CHANG Shouqing, a Jiangsu Province native who has been working in Shanghai's Zhangjiang High-Tech Park for six years, now has new hopes of putting down roots in the city and enjoying the fruits of permanent residency.

Shanghai has launched a trial plan to ease the granting of household registration, or hukou, to the talented outsiders it will need to propel its future. The reform will also help resolve financing problems caused by the city's growing age imbalance.

Some of the details of the three-year test run were revealed yesterday on the Shanghai government Website.

As a result of the human-resource reforms, Chang's own life plans have taken on a brighter hue, as he now considers getting married here.

"My kid will be a Shanghai native if I can receive hukou," said the 28-year-old information technology worker.

With hukou, the newcomers enjoy the same social insurance benefits as locals, and their children are granted access to city schools. Another benefit for people who often go abroad is that they won't need to return to their hometowns for visas.

With a population of nearly 19 million people, Shanghai became the first large city in the country to ease its previously rigid hukou system.

City government promised that the reform will "greatly enlarge" the number of people who will be allowed to become permanent residents, though a specific figure was not revealed.

In the past, Shanghai employed strict quotas for workers allowed to convert their non-permanent residency status into hukou. The city brought only 24,200 outsiders into its hukou system in 2007, while last year, 5.17 million people were living here on a non-permanent basis.
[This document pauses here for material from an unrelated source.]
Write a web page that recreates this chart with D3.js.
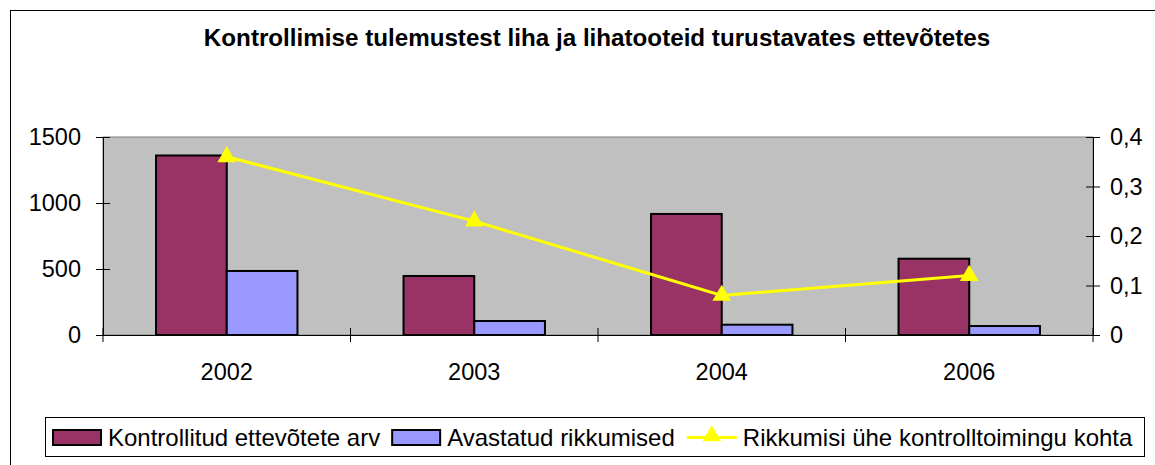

Among those who work in the city without permanent residency, about 20 percent are classified as top talents.

"That group of people has high education levels and incomes," said Wang Daben, a population expert at East China Normal University. "Providing them with Shanghai hukou will give them more motivation and a sense of belonging."

Age imbalance

Bringing in a wave of younger workers will also help ease the city's age imbalance, according to Wang. Residents above age 60 accounted for 20.8 percent of the population in 2007, compared with 18.7 percent in 2002, according to figures from the Shanghai Civil Affairs Bureau. The city's family planning agency said the figure could rise to 34 percent in 2020.

Also in 2007 the number of hukou holders between age 15 and 59 decreased for the first time, falling by 52,000 to 9.75 million.

The aging of the overall population puts pressure on the city's social welfare system as the mix between wage earners and retirees shifts, experts said.

The contribution by new residents to Shanghai's social security fund can help ease financing challenges for pensions, said Xu Jiancheng of the Shanghai Institute of Public Administration and Human Resources.

Hukou applications will begin to be accepted after detailed regulations are issued. To qualify for permanent residency, applicants must be professionals who hold a Shanghai residency card and have lived and paid taxes in the city for at least seven years.

In a related development, city government said yesterday it also plans to award hukou status to professionals who can help build Shanghai into an international financial hub as soon as they are hired by the city.